### PROBLEM REQUIREMENTS:
Starting at the first line of the data, print each line verbatim up to and including the line bearing "const dosePos = [0, 1, 2, 3, 4];", omitting pictures.

### DATA BLOCK:

────

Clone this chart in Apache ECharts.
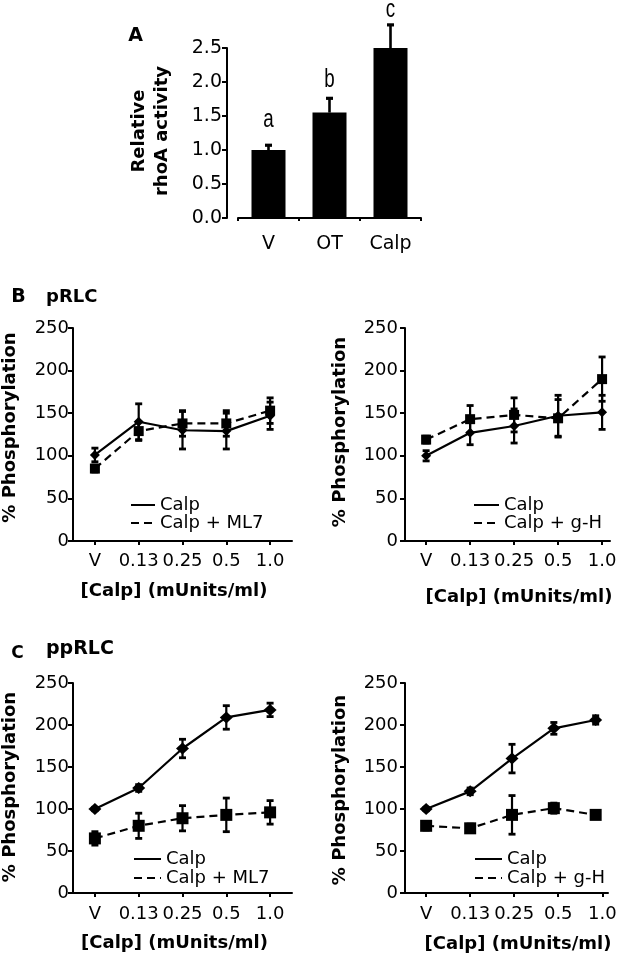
<!DOCTYPE html>
<html><head><meta charset="utf-8">
<script src="https://cdn.jsdelivr.net/npm/echarts@6/dist/echarts.min.js"></script>
<style>html,body{margin:0;padding:0;background:#fff}#c{width:622px;height:955px}</style>
</head><body><div id="c"></div>
<script>
const FONT = 'DejaVu Sans';

// ---- Panel A: relative rhoA activity ----
const aCats = ['V', 'OT', 'Calp'];
const aVals = [1.00, 1.55, 2.50];
const aErr = [0.07, 0.21, 0.34];
const aLetters = ['a', 'b', 'c'];
const aLetterY = [1.44, 2.03, 3.06];
const aTicks = [0, 0.5, 1.0, 1.5, 2.0, 2.5];

// ---- dose labels shared by B and C ----
const doseLabels = ['V', '0.13', '0.25', '0.5', '1.0'];
const dosePos = [0, 1, 2, 3, 4];

// ---- Panel B left (pRLC, Calp vs Calp + ML7) ----
const bL_x = [0, 1, 2, 3, 4];
const bL_calp = [101, 140, 130, 129, 147];
const bL_calpErr = [8, 21, 22, 21, 16];
const bL_ml7 = [85, 129, 138, 138, 153];
const bL_ml7Err = [4, 11, 15, 15, 15];

// ---- Panel B right (pRLC, Calp vs Calp + g-H) ----
const bR_x = [0, 1, 2, 3, 4];
const bR_calp = [100, 127, 135, 147, 151];
const bR_calpErr = [6, 14, 20, 24, 20];
const bR_gh = [119, 143, 148, 144, 190];
const bR_ghErr = [4, 16, 20, 22, 26];

// ---- Panel C left (ppRLC, Calp vs Calp + ML7) ----
const cL_x = [0, 1, 2, 3, 4];
const cL_calp = [100, 125, 172, 209, 218];
const cL_calpErr = [2, 4, 11, 14, 8];
const cL_ml7 = [65, 80, 89, 93, 96];
const cL_ml7Err = [8, 15, 15, 20, 14];

// ---- Panel C right (ppRLC, Calp vs Calp + g-H) ----
const cR_x = [0, 1, 1.95, 2.9, 3.85];
const cR_calp = [100, 121, 160, 196, 206];
const cR_calpErr = [2, 4, 17, 7, 5];
const cR_gh = [80, 77, 93, 101, 93];
const cR_ghErr = [5, 5, 23, 6, 4];

const chart = echarts.init(document.getElementById('c'), null, {renderer: 'canvas'});

function errRender(capW, lw, upOnly) {
  return function (params, api) {
    const x = api.value(0), y = api.value(1), e = api.value(2);
    const lo = api.coord([x, upOnly ? y : y - e]);
    const hi = api.coord([x, y + e]);
    const style = {stroke: '#000', lineWidth: lw, fill: null};
    const capStyle = Object.assign({}, style, {lineWidth: lw + 0.6});
    const kids = [
      {type: 'line', shape: {x1: lo[0], y1: lo[1], x2: hi[0], y2: hi[1]}, style: style},
      {type: 'line', shape: {x1: hi[0] - capW, y1: hi[1], x2: hi[0] + capW, y2: hi[1]}, style: capStyle}
    ];
    if (!upOnly) kids.push({type: 'line', shape: {x1: lo[0] - capW, y1: lo[1], x2: lo[0] + capW, y2: lo[1]}, style: capStyle});
    return {type: 'group', children: kids};
  };
}

function lineSeries(name, xs, ys, idx, dashed, symbol, size) {
  return {
    type: 'line', name: name, xAxisIndex: idx, yAxisIndex: idx,
    data: xs.map((x, i) => [x, ys[i]]), symbol: symbol, symbolSize: size,
    showSymbol: true, lineStyle: {color: '#000', width: 2.2, type: dashed ? [8, 5] : 'solid'},
    itemStyle: {color: '#000'}, z: 3, animation: false, silent: true
  };
}
function errSeries(xs, ys, es, idx) {
  return {
    type: 'custom', xAxisIndex: idx, yAxisIndex: idx, encode: {x: 0, y: 1},
    data: xs.map((x, i) => [x, ys[i], es[i]]), renderItem: errRender(3.5, 2.2, false),
    z: 4, silent: true, animation: false, clip: false
  };
}

const grids = [
  {left: 238, top: 48, width: 183, height: 170},
  {left: 73, top: 328, width: 219, height: 213},
  {left: 405, top: 328, width: 205, height: 213},
  {left: 73, top: 683, width: 219, height: 210},
  {left: 405, top: 683, width: 203, height: 210}
].map(g => Object.assign({containLabel: false, outerBoundsMode: 'none'}, g));

const axisLineStyle = {show: true, onZero: false, lineStyle: {color: '#000', width: 2}};
const labelStyle = {color: '#000', fontFamily: FONT, fontSize: 18};

function doseX(idx, min, max) {
  return {
    type: 'value', gridIndex: idx, min: min, max: max,
    axisLine: axisLineStyle, splitLine: {show: false},
    axisTick: {show: true, length: 4, inside: false, lineStyle: {color: '#000', width: 2}, customValues: dosePos},
    axisLabel: Object.assign({margin: idx >= 3 ? 12 : 11, customValues: dosePos,
      formatter: v => doseLabels[Math.round(v)]}, labelStyle)
  };
}
function phosY(idx, margin) {
  return {
    type: 'value', gridIndex: idx, min: 0, max: 250, interval: 50,
    axisLine: axisLineStyle, splitLine: {show: false},
    axisTick: {show: true, length: 5, lineStyle: {color: '#000', width: 2}},
    axisLabel: Object.assign({margin: margin}, labelStyle)
  };
}

const xAxes = [
  {type: 'category', gridIndex: 0, data: aCats, boundaryGap: true,
   axisLine: axisLineStyle,
   axisTick: {show: true, length: 3, interval: 0, alignWithLabel: false, lineStyle: {color: '#000', width: 2}},
   axisLabel: {color: '#000', fontFamily: FONT, fontSize: 19, margin: 17}},
  doseX(1, -0.5, 4.5),
  doseX(2, -0.48, 4.18),
  doseX(3, -0.5, 4.5),
  doseX(4, -0.48, 4.13)
];
const yAxes = [
  {type: 'value', gridIndex: 0, min: 0, max: 2.5, interval: 0.5, offset: 11,
   axisLine: axisLineStyle, splitLine: {show: false},
   axisTick: {show: true, length: 5, lineStyle: {color: '#000', width: 2}},
   axisLabel: {color: '#000', fontFamily: FONT, fontSize: 19, margin: 5, formatter: v => v.toFixed(1)}},
  phosY(1, 4), phosY(2, 7), phosY(3, 4), phosY(4, 7)
];

const series = [
  {type: 'bar', xAxisIndex: 0, yAxisIndex: 0, data: aVals, barWidth: 34,
   itemStyle: {color: '#000'}, animation: false, silent: true},
  {type: 'custom', xAxisIndex: 0, yAxisIndex: 0, encode: {x: 0, y: 1},
   data: aVals.map((v, i) => [i, v, aErr[i]]), renderItem: errRender(3.5, 2.6, true),
   z: 4, silent: true, animation: false, clip: false},
  {type: 'custom', xAxisIndex: 0, yAxisIndex: 0, encode: {x: 0, y: 1},
   data: aLetterY.map((v, i) => [i, v]), clip: false, silent: true, animation: false,
   renderItem: function (params, api) {
     const p = api.coord([api.value(0), api.value(1)]);
     return {type: 'text', x: p[0], y: p[1], scaleX: 0.75,
       style: {text: aLetters[params.dataIndex], font: '25px "Liberation Sans"', fill: '#000',
         textAlign: 'center', textVerticalAlign: 'middle'}};
   }},

  lineSeries('Calp', bL_x, bL_calp, 1, false, 'diamond', [10, 10]),
  lineSeries('Calp + ML7', bL_x, bL_ml7, 1, true, 'rect', 10),
  errSeries(bL_x, bL_calp, bL_calpErr, 1),
  errSeries(bL_x, bL_ml7, bL_ml7Err, 1),

  lineSeries('Calp', bR_x, bR_calp, 2, false, 'diamond', [10, 10]),
  lineSeries('Calp + g-H', bR_x, bR_gh, 2, true, 'rect', 10),
  errSeries(bR_x, bR_calp, bR_calpErr, 2),
  errSeries(bR_x, bR_gh, bR_ghErr, 2),

  lineSeries('Calp', cL_x, cL_calp, 3, false, 'diamond', [13, 12]),
  lineSeries('Calp + ML7', cL_x, cL_ml7, 3, true, 'rect', 12),
  errSeries(cL_x, cL_calp, cL_calpErr, 3),
  errSeries(cL_x, cL_ml7, cL_ml7Err, 3),

  lineSeries('Calp', cR_x, cR_calp, 4, false, 'diamond', [13, 12]),
  lineSeries('Calp + g-H', cR_x, cR_gh, 4, true, 'rect', 12),
  errSeries(cR_x, cR_calp, cR_calpErr, 4),
  errSeries(cR_x, cR_gh, cR_ghErr, 4)
];

function legendAt(names, left, top, w, gap) {
  return {
    data: names, left: left, top: top, orient: 'vertical', itemWidth: w, itemHeight: 14,
    itemGap: gap, selectedMode: false, padding: 0,
    itemStyle: {opacity: 0},
    textStyle: {color: '#000', fontFamily: FONT, fontSize: 18, lineHeight: 18}
  };
}

const boldT = (size) => 'bold ' + size + 'px "' + FONT + '"';
function txt(text, x, y, size, opts) {
  return Object.assign({type: 'text', x: x, y: y, silent: true,
    style: {text: text, font: boldT(size), fill: '#000', textAlign: 'center', textVerticalAlign: 'middle'}}, opts || {});
}
function ytitle(text, x, y, size, lh) {
  return {type: 'text', x: x, y: y, rotation: Math.PI / 2, silent: true,
    style: {text: text, font: boldT(size), fill: '#000', textAlign: 'center', textVerticalAlign: 'middle', lineHeight: lh || size}};
}

const graphics = [
  txt('A', 135.5, 36, 19),
  ytitle('Relative\nrhoA activity', 151, 131, 18, 23),
  txt('B', 18.5, 297, 19),
  {type: 'text', x: 46, y: 297, silent: true, style: {text: 'pRLC', font: boldT(18), fill: '#000', textAlign: 'left', textVerticalAlign: 'middle'}},
  txt('C', 17.5, 654, 17),
  {type: 'text', x: 46, y: 649, silent: true, style: {text: 'ppRLC', font: boldT(19), fill: '#000', textAlign: 'left', textVerticalAlign: 'middle'}},
  ytitle('% Phosphorylation', 10, 427.5, 18),
  ytitle('% Phosphorylation', 340, 432, 18),
  ytitle('% Phosphorylation', 10, 787, 18),
  ytitle('% Phosphorylation', 340, 790, 18),
  txt('[Calp] (mUnits/ml)', 174, 591, 18),
  txt('[Calp] (mUnits/ml)', 519, 597, 18),
  txt('[Calp] (mUnits/ml)', 174.5, 943, 18),
  txt('[Calp] (mUnits/ml)', 518, 944, 18)
];

chart.setOption({
  animation: false,
  backgroundColor: '#fff',
  grid: grids,
  xAxis: xAxes,
  yAxis: yAxes,
  series: series,
  legend: [
    legendAt(['Calp', 'Calp + ML7'], 130, 496, 24, 0),
    legendAt(['Calp', 'Calp + g-H'], 473, 496, 25, 0),
    legendAt(['Calp', 'Calp + ML7'], 133, 850, 27, 1),
    legendAt(['Calp', 'Calp + g-H'], 474, 850, 27, 1)
  ],
  graphic: graphics
});
</script>
</body></html>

────

### RESPONSE TO THIS EXERCISE:
Clone this chart in Apache ECharts.
<!DOCTYPE html>
<html><head><meta charset="utf-8">
<script src="https://cdn.jsdelivr.net/npm/echarts@6/dist/echarts.min.js"></script>
<style>html,body{margin:0;padding:0;background:#fff}#c{width:622px;height:955px}</style>
</head><body><div id="c"></div>
<script>
const FONT = 'DejaVu Sans';

// ---- Panel A: relative rhoA activity ----
const aCats = ['V', 'OT', 'Calp'];
const aVals = [1.00, 1.55, 2.50];
const aErr = [0.07, 0.21, 0.34];
const aLetters = ['a', 'b', 'c'];
const aLetterY = [1.44, 2.03, 3.06];
const aTicks = [0, 0.5, 1.0, 1.5, 2.0, 2.5];

// ---- dose labels shared by B and C ----
const doseLabels = ['V', '0.13', '0.25', '0.5', '1.0'];
const dosePos = [0, 1, 2, 3, 4];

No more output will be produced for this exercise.